• [Your goal]:
List each line in which the string "drawn" appears.

• [Given entries]:

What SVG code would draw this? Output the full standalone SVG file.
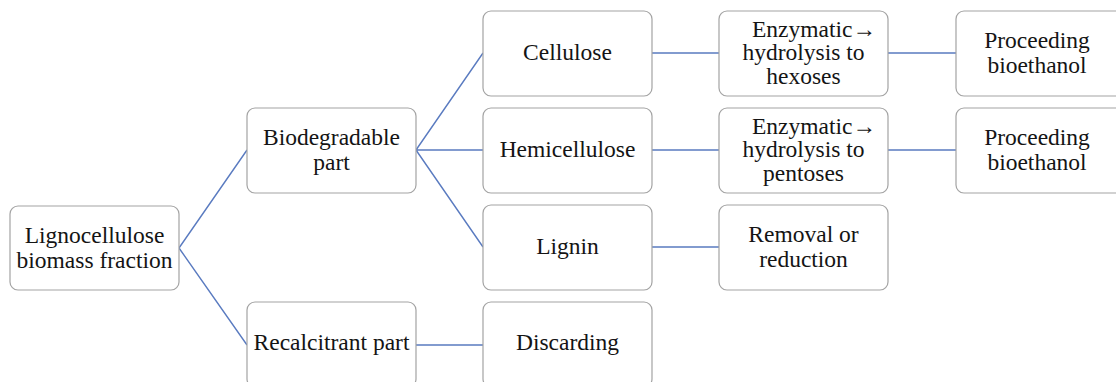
<svg xmlns="http://www.w3.org/2000/svg" width="1116" height="382" viewBox="0 0 1116 382">
<style>
.box{fill:#fff;stroke:#a3a3a3;stroke-width:1.2}
.t{font-family:"Liberation Serif","Times New Roman",serif;font-size:23.5px;fill:#141414;text-anchor:middle}
.c{stroke:#5a7bc0;stroke-width:1.4;fill:none}
</style>
<rect width="1116" height="382" fill="#fff"/>
<g id="connectors">
<path class="c" d="M179,248 L247,150 M179,248 L247,345 M416,150 L483,53 M416,150 L483,150 M416,150 L483,247 M416,345 L483,345 M652,53 L719,53 M652,150 L719,150 M652,247 L719,247 M888,53 L956,53 M888,150 L956,150"/>
</g>
<g id="lignocellulose"><rect class="box" x="10" y="206" width="169" height="84" rx="8"/><text class="t" x="94.5" y="243">Lignocellulose</text><text class="t" x="94.5" y="268">biomass fraction</text></g>
<g id="biodegradable"><rect class="box" x="247" y="108" width="169" height="85" rx="8"/><text class="t" x="331.5" y="145">Biodegradable</text><text class="t" x="331.5" y="170">part</text></g>
<g id="recalcitrant"><rect class="box" x="247" y="302" width="169" height="85" rx="8"/><text class="t" x="331.5" y="350">Recalcitrant part</text></g>
<g id="cellulose"><rect class="box" x="483" y="11" width="169" height="85" rx="8"/><text class="t" x="567.5" y="59.5">Cellulose</text></g>
<g id="hemicellulose"><rect class="box" x="483" y="108" width="169" height="85" rx="8"/><text class="t" x="567.5" y="156.5">Hemicellulose</text></g>
<g id="lignin"><rect class="box" x="483" y="205" width="169" height="85" rx="8"/><text class="t" x="567.5" y="253.5">Lignin</text></g>
<g id="discarding"><rect class="box" x="483" y="302" width="169" height="85" rx="8"/><text class="t" x="567.5" y="350">Discarding</text></g>
<g id="enzymatic-hexoses"><rect class="box" x="719" y="11" width="169" height="85" rx="8"/><text class="t" x="814" y="37">Enzymatic→</text><text class="t" x="803.5" y="60">hydrolysis to</text><text class="t" x="803.5" y="84">hexoses</text></g>
<g id="enzymatic-pentoses"><rect class="box" x="719" y="108" width="169" height="85" rx="8"/><text class="t" x="814" y="134">Enzymatic→</text><text class="t" x="803.5" y="157">hydrolysis to</text><text class="t" x="803.5" y="181">pentoses</text></g>
<g id="removal"><rect class="box" x="719" y="205" width="169" height="85" rx="8"/><text class="t" x="803.5" y="241.5">Removal or</text><text class="t" x="803.5" y="266.5">reduction</text></g>
<g id="proceeding-1"><rect class="box" x="956" y="11" width="169" height="85" rx="8"/><text class="t" x="1037" y="47.5">Proceeding</text><text class="t" x="1037" y="72.5">bioethanol</text></g>
<g id="proceeding-2"><rect class="box" x="956" y="108" width="169" height="85" rx="8"/><text class="t" x="1037" y="144.5">Proceeding</text><text class="t" x="1037" y="169.5">bioethanol</text></g>
</svg>
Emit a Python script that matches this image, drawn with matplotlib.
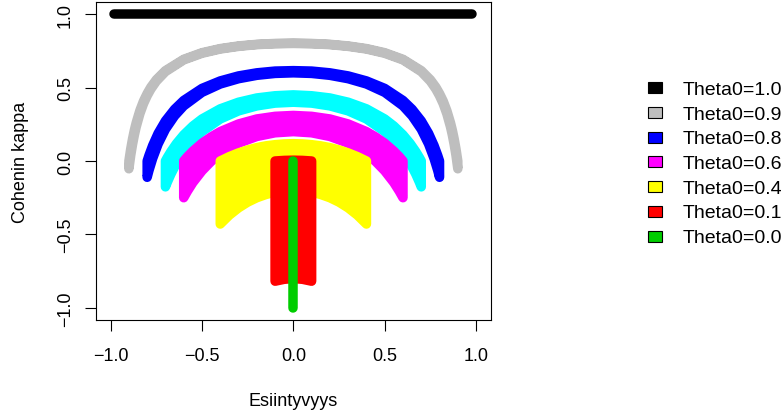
import matplotlib
matplotlib.use("Agg")
import matplotlib.pyplot as plt
from matplotlib.patches import Polygon, Rectangle

plt.rcParams['font.family'] = ['Liberation Sans', 'DejaVu Sans']

# ---- data (band boundaries: x, upper kappa, lower kappa) ----
x_10 = [-0.98, 0.98]
hi_10 = [1.0, 1.0]
lo_10 = [1.0, 1.0]

x_09 = [-0.9, -0.89, -0.88, -0.87, -0.86, -0.84, -0.82, -0.8, -0.78, -0.75, -0.7, -0.6, -0.5, -0.4, -0.3, -0.2, -0.1, 0.0,
        0.1, 0.2, 0.3, 0.4, 0.5, 0.6, 0.7, 0.75, 0.78, 0.8, 0.82, 0.84, 0.86, 0.87, 0.88, 0.89, 0.9]
hi_09 = [0.0, 0.082, 0.151, 0.210, 0.260, 0.343, 0.408, 0.459, 0.502, 0.553, 0.615, 0.692, 0.737, 0.765, 0.783, 0.794, 0.800, 0.802,
         0.800, 0.794, 0.783, 0.765, 0.737, 0.692, 0.615, 0.553, 0.502, 0.459, 0.408, 0.343, 0.260, 0.210, 0.151, 0.082, 0.0]
lo_09 = [-0.053, 0.038, 0.113, 0.177, 0.232, 0.321, 0.390, 0.444, 0.489, 0.543, 0.608, 0.688, 0.733, 0.762, 0.780, 0.792, 0.798, 0.800,
         0.798, 0.792, 0.780, 0.762, 0.733, 0.688, 0.608, 0.543, 0.489, 0.444, 0.390, 0.321, 0.232, 0.177, 0.113, 0.038, -0.053]

x_08 = [-0.8, -0.79, -0.77, -0.74, -0.7, -0.65, -0.6, -0.5, -0.4, -0.3, -0.2, -0.1, 0.0,
        0.1, 0.2, 0.3, 0.4, 0.5, 0.6, 0.65, 0.7, 0.74, 0.77, 0.79, 0.8]
hi_08 = [0.0, 0.038, 0.105, 0.188, 0.273, 0.352, 0.412, 0.494, 0.545, 0.579, 0.600, 0.612, 0.615,
         0.612, 0.600, 0.579, 0.545, 0.494, 0.412, 0.352, 0.273, 0.188, 0.105, 0.038, 0.0]
lo_08 = [-0.111, -0.064, 0.017, 0.116, 0.216, 0.307, 0.375, 0.467, 0.524, 0.560, 0.583, 0.596, 0.600,
         0.596, 0.583, 0.560, 0.524, 0.467, 0.375, 0.307, 0.216, 0.116, 0.017, -0.064, -0.111]

x_07 = [-0.7, -0.69, -0.67, -0.64, -0.6, -0.55, -0.5, -0.4, -0.3, -0.2, -0.1, 0.0,
        0.1, 0.2, 0.3, 0.4, 0.5, 0.55, 0.6, 0.64, 0.67, 0.69, 0.7]
hi_07 = [0.0, 0.023, 0.064, 0.118, 0.178, 0.238, 0.286, 0.355, 0.400, 0.429, 0.444, 0.450,
         0.444, 0.429, 0.400, 0.355, 0.286, 0.238, 0.178, 0.118, 0.064, 0.023, 0.0]
lo_07 = [-0.176, -0.145, -0.089, -0.016, 0.063, 0.140, 0.200, 0.286, 0.341, 0.375, 0.394, 0.400,
         0.394, 0.375, 0.341, 0.286, 0.200, 0.140, 0.063, -0.016, -0.089, -0.145, -0.176]

x_06 = [-0.6, -0.58, -0.55, -0.5, -0.45, -0.4, -0.3, -0.2, -0.1, 0.0,
        0.1, 0.2, 0.3, 0.4, 0.45, 0.5, 0.55, 0.58, 0.6]
hi_06 = [0.0, 0.029, 0.067, 0.121, 0.164, 0.200, 0.252, 0.286, 0.304, 0.310,
         0.304, 0.286, 0.252, 0.200, 0.164, 0.121, 0.067, 0.029, 0.0]
lo_06 = [-0.250, -0.206, -0.147, -0.067, -0.003, 0.048, 0.121, 0.167, 0.192, 0.200,
         0.192, 0.167, 0.121, 0.048, -0.003, -0.067, -0.147, -0.206, -0.250]

x_04 = [-0.4, -0.35, -0.3, -0.25, -0.2, -0.15, -0.1, -0.05, 0.0, 0.05, 0.1, 0.15, 0.2, 0.25, 0.3, 0.35, 0.4]
hi_04 = [0.0, 0.030, 0.055, 0.075, 0.091, 0.103, 0.111, 0.116, 0.118, 0.116, 0.111, 0.103, 0.091, 0.075, 0.055, 0.030, 0.0]
lo_04 = [-0.429, -0.368, -0.319, -0.280, -0.250, -0.228, -0.212, -0.203, -0.200, -0.203, -0.212, -0.228, -0.250, -0.280, -0.319, -0.368, -0.429]

x_01 = [-0.1, -0.05, 0.0, 0.05, 0.1]
hi_01 = [0.0, 0.004, 0.0055, 0.004, 0.0]
lo_01 = [-0.818, -0.805, -0.800, -0.805, -0.818]

x_00 = [0.0]
hi_00 = [0.0]
lo_00 = [-1.0]

series = [
    (x_10, hi_10, lo_10, '#000000'),
    (x_09, hi_09, lo_09, '#BEBEBE'),
    (x_08, hi_08, lo_08, '#0000FF'),
    (x_07, hi_07, lo_07, '#00FFFF'),
    (x_06, hi_06, lo_06, '#FF00FF'),
    (x_04, hi_04, lo_04, '#FFFF00'),
    (x_01, hi_01, lo_01, '#FF0000'),
    (x_00, hi_00, lo_00, '#00CD00'),
]

legend_labels = ['Theta0=1.0', 'Theta0=0.9', 'Theta0=0.8', 'Theta0=0.6',
                 'Theta0=0.4', 'Theta0=0.1', 'Theta0=0.0']
legend_colors = ['#000000', '#BEBEBE', '#0000FF', '#FF00FF', '#FFFF00', '#FF0000', '#00CD00']

tick_vals = [-1.0, -0.5, 0.0, 0.5, 1.0]
tick_labels = ['\u22121.0', '\u22120.5', '0.0', '0.5', '1.0']

# ---- figure ----
W, H = 784, 414
fig = plt.figure(figsize=(W / 100, H / 100), dpi=100)
ax = fig.add_axes([96 / W, (H - 320.7) / H, (490.7 - 96) / W, (320.7 - 3.3) / H])
ax.set_xlim(-1.08, 1.08)
ax.set_ylim(-1.08, 1.08)

dot_lw = 6.84  # points, ~9.5 px dot diameter
for xs, hs, ls, col in series:
    verts = list(zip(xs, hs)) + list(zip(xs[::-1], ls[::-1]))
    poly = Polygon(verts, closed=True, facecolor=col, edgecolor=col,
                   linewidth=dot_lw, joinstyle='round', capstyle='round')
    ax.add_patch(poly)

for sp in ax.spines.values():
    sp.set_linewidth(0.8)
    sp.set_color('black')

ax.set_xticks(tick_vals)
ax.set_xticklabels(tick_labels)
ax.set_yticks(tick_vals)
ax.set_yticklabels(tick_labels)
ax.tick_params(axis='both', direction='out', length=7.8, width=0.8, labelsize=13, color='black')
ax.tick_params(axis='x', pad=11.9)
ax.tick_params(axis='y', pad=8.2)
for lbl in ax.get_yticklabels():
    lbl.set_rotation(90)
    lbl.set_va('center')
    lbl.set_ha('right')

ax.set_xlabel('Esiintyvyys', fontsize=13)
ax.xaxis.set_label_coords(0.5, -0.2278)
ax.set_ylabel('Cohenin kappa', fontsize=13)
ax.yaxis.set_label_coords(-0.1703, 0.5)

# ---- legend (no frame), drawn in figure pixel positions ----
for i, (lab, col) in enumerate(zip(legend_labels, legend_colors)):
    cy = 88.8 + 24.7 * i
    fig.patches.append(Rectangle(((655 - 7) / W, 1 - (cy + 5.5) / H), 14 / W, 11 / H,
                                 transform=fig.transFigure, facecolor=col,
                                 edgecolor='black', linewidth=0.8))
    fig.text(683 / W, 1 - (95 + 24.7 * i) / H, lab, fontsize=14, ha='left', va='baseline')

fig.savefig('out.png', dpi=100)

• [Task answer]:
Emit a Python script that matches this image, drawn with matplotlib.
# ---- legend (no frame), drawn in figure pixel positions ----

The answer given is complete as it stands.